NEW YORK (Phil Wahba) - John Malone's Liberty Media Corp has proposed to buy Barnes & Noble Inc for $1.02 billion, nine months after the largest U.S. bookstore chain put itself up for sale.
Liberty Media is offering $17 per share, a 20.5 percent premium over Barnes & Noble's closing share price on Thursday, in a deal that would give it a foothold in the growing e-books industry dominated by Amazon.com Inc.
Barnes & Noble, which has faced years of declining print book sales, put itself up for sale last August saying its shares were undervalued.
It has been investing in developing its popular Nook e-reader, launched in 2009, in a bid to remake itself as a digital bookseller and avoid the fate of rival Borders Group Ltd, which filed for bankruptcy protection in February.
Barnes & Noble said the Liberty Media offer has not yet been evaluated by its board's special committee, and a spokeswoman declined to say whether any other company has come forward with an offer.
In early March, an investment banker told Reuters that the auction process had slowed to a crawl.
"I would view $17 as a starting point -- some investors would want it closer to $20," Morningstar analyst Pete Wahlstrom told Reuters.
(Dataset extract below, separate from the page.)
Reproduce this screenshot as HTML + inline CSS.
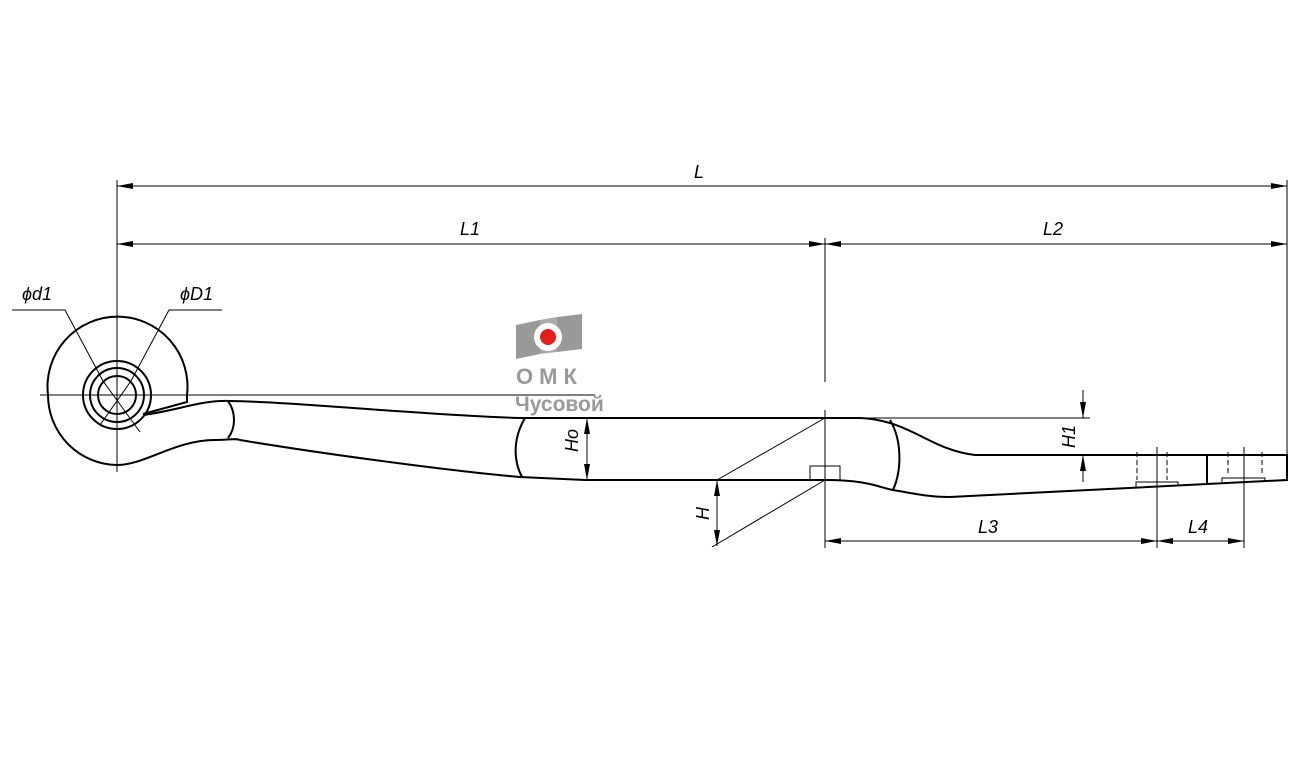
<!DOCTYPE html>
<html><head><meta charset="utf-8"><style>body{margin:0;background:#fff}svg{display:block}</style></head>
<body>
<svg width="1297" height="775" viewBox="0 0 1297 775" xmlns="http://www.w3.org/2000/svg">
<defs>
<marker id="a" viewBox="0 0 16 6" refX="16" refY="3" markerWidth="16" markerHeight="6" orient="auto-start-reverse" markerUnits="userSpaceOnUse"><path d="M0,0 L16,3 L0,6 Z" fill="#000"/></marker>
</defs>
<g fill="none" stroke="#000" stroke-width="1">
<line x1="117" y1="180" x2="117" y2="472"/>
<line x1="40" y1="395" x2="595" y2="395"/>
<line x1="825" y1="238" x2="825" y2="382"/>
<line x1="825" y1="410" x2="825" y2="548"/>
<line x1="1287" y1="180" x2="1287" y2="455"/>
<line x1="825" y1="418" x2="1090" y2="418"/>
<line x1="1157" y1="447" x2="1157" y2="548"/>
<line x1="1244" y1="447" x2="1244" y2="548"/>
<line x1="117" y1="186" x2="1287" y2="186" marker-start="url(#a)" marker-end="url(#a)"/>
<line x1="117" y1="244" x2="825" y2="244" marker-start="url(#a)" marker-end="url(#a)"/>
<line x1="825" y1="244" x2="1287" y2="244" marker-start="url(#a)" marker-end="url(#a)"/>
<line x1="825" y1="541" x2="1157" y2="541" marker-start="url(#a)" marker-end="url(#a)"/>
<line x1="1157" y1="541" x2="1244" y2="541" marker-start="url(#a)" marker-end="url(#a)"/>
<line x1="587" y1="418" x2="587" y2="480" marker-start="url(#a)" marker-end="url(#a)"/>
<line x1="717" y1="480" x2="717" y2="546" marker-start="url(#a)" marker-end="url(#a)"/>
<line x1="1083" y1="390" x2="1083" y2="418" marker-end="url(#a)"/>
<line x1="1083" y1="482" x2="1083" y2="455" marker-end="url(#a)"/>
<line x1="717" y1="480" x2="825" y2="418"/>
<line x1="712" y1="547" x2="825" y2="480"/>
<polyline points="12,310 65,310 103,381"/>
<polyline points="222,310 169,310 131,381"/>
<line x1="103" y1="381" x2="140" y2="432"/>
<line x1="131" y1="381" x2="100" y2="425"/>
<polyline points="810,480 810,466 840,466 840,480"/>
<polyline points="1137,452 1137,480" stroke-dasharray="5,3"/>
<polyline points="1167,452 1167,480" stroke-dasharray="5,3"/>
<polyline points="1228,452 1228,476" stroke-dasharray="5,3"/>
<polyline points="1262,452 1262,476" stroke-dasharray="5,3"/>
<polyline points="1136,487 1136,482 1178,482 1178,486"/>
<polyline points="1222,482 1222,478 1265,478 1265,480"/>
</g>
<g fill="none" stroke="#000" stroke-width="2">
<circle cx="117" cy="395" r="34"/>
<circle cx="117" cy="395" r="27"/>
<circle cx="117" cy="395" r="19"/>
<path d="M187,395 A70,70 0 1 0 48,395 A70,70 0 0 0 117,465 C145,465 175,440 215,440 C230,440 235,438 240,440 C330,455 460,472 520,477 L585,480 L825,480 C870,480 880,488 893,490 C915,494 930,497 950,497 L1287,480 L1287,455 L975,455 C930,450 910,420 860,418 L520,418 C420,415 300,402 230,401 C200,400 180,410 143,415"/>
<polyline points="187,395 187,402 143,414"/>
<path d="M228,401 C236,412 236,428 228,438"/>
<path d="M525,418 C512,440 514,462 522,477"/>
<path d="M890,420 C902,440 902,470 893,490"/>
<line x1="1207" y1="455" x2="1207" y2="483"/>
</g>
<g font-family="Liberation Sans, sans-serif" font-style="italic" font-size="18" fill="#000">
<text x="694" y="178">L</text>
<text x="460" y="235">L1</text>
<text x="1043" y="235">L2</text>
<text x="978" y="533">L3</text>
<text x="1188" y="533">L4</text>
<text x="22" y="300">ϕd1</text>
<text x="180" y="300">ϕD1</text>
<text transform="translate(578,452) rotate(-90)">Ho</text>
<text transform="translate(709,520) rotate(-90)">H</text>
<text transform="translate(1075,448) rotate(-90)">H1</text>
</g>
<g>
<path d="M516,325 L540,320 L540,354 L516,359 Z" fill="#999"/>
<path d="M557,317 L582,314 L582,349 L557,352 Z" fill="#999"/>
<path d="M540,320 L557,317 L557,352 L540,354 Z" fill="#aaa"/>
<circle cx="548" cy="337" r="14" fill="#fff"/>
<circle cx="548" cy="337" r="8" fill="#e31e1e"/>
<text x="516" y="384" font-family="Liberation Sans, sans-serif" font-weight="bold" font-size="22" fill="#999" letter-spacing="6">ОМК</text>
<text x="515" y="411" font-family="Liberation Sans, sans-serif" font-weight="bold" font-size="21" fill="#999">Чусовой</text>
</g>
</svg>
</body></html>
He says Barnes & Noble's stock is worth $16.
Shares rose 24.7 percent to $17.60 in after-hours trading after the announcement, suggesting that investors believe other offers may be forthcoming or that Barnes & Noble shareholders will demand more.
KEEPING RIGGIO IN THE FOLD
Barnes & Noble's founder, chairman and top shareholder Leonard Riggio, said last year that he would consider taking the company private with partners. He owns 29.7 percent of shares.
Liberty's offer is conditional on Riggio keeping a stake in Barnes & Noble, which he built from a local New York bookstore into a national chain in the 1970's, and stayed involved in running the company, which Wahlstrom said would be positive given his knowledge of bookselling.
Liberty Media has pursued a strategy in recent years to snap up cheap media-related assets in the hope of making an outsized return on investment.
In February 2009, Malone snapped up a 40 percent stake in Sirius XM Radio by lending $530 million to the satellite radio company which was teetering on the verge of bankruptcy. Malone was rewarded in just a few months after Sirius turned its business around and the stake is today worth more than $3.5 billion.
Riggio last September survived a proxy fight waged by Barnes & Noble's No. 2 shareholder, investor Ron Burkle, who accused him of mismanaging the company for his family's benefit. Burkle's investment firm, Yucaipa Companies, owns 18.7 percent of shares.
If the deal were to go through at $17 per share, Burkle would take a loss given that he bought most of shares in November 2009, when they were hovering near $20.
Spokesmen for Burkle's did not immediately return a request for comment.
Barnes & Noble which operates 720 bookstores, as well as a chain of college campus stores, in February suspended its dividend to save cash and build up the Nook to compete with Amazon's Kindle and Apple Inc's iPad.
Barnes & Noble will introduce a new e-reader at a media event in New York on Wednesday. Forrester Research estimates that Nook is the second best-selling dedicated e-reader, after Amazon's Kindle.
Shares plummeted in February after Barnes & Noble suspended the dividend and reported a holiday quarter loss. They fell as low as $8.45 a month ago before rallying.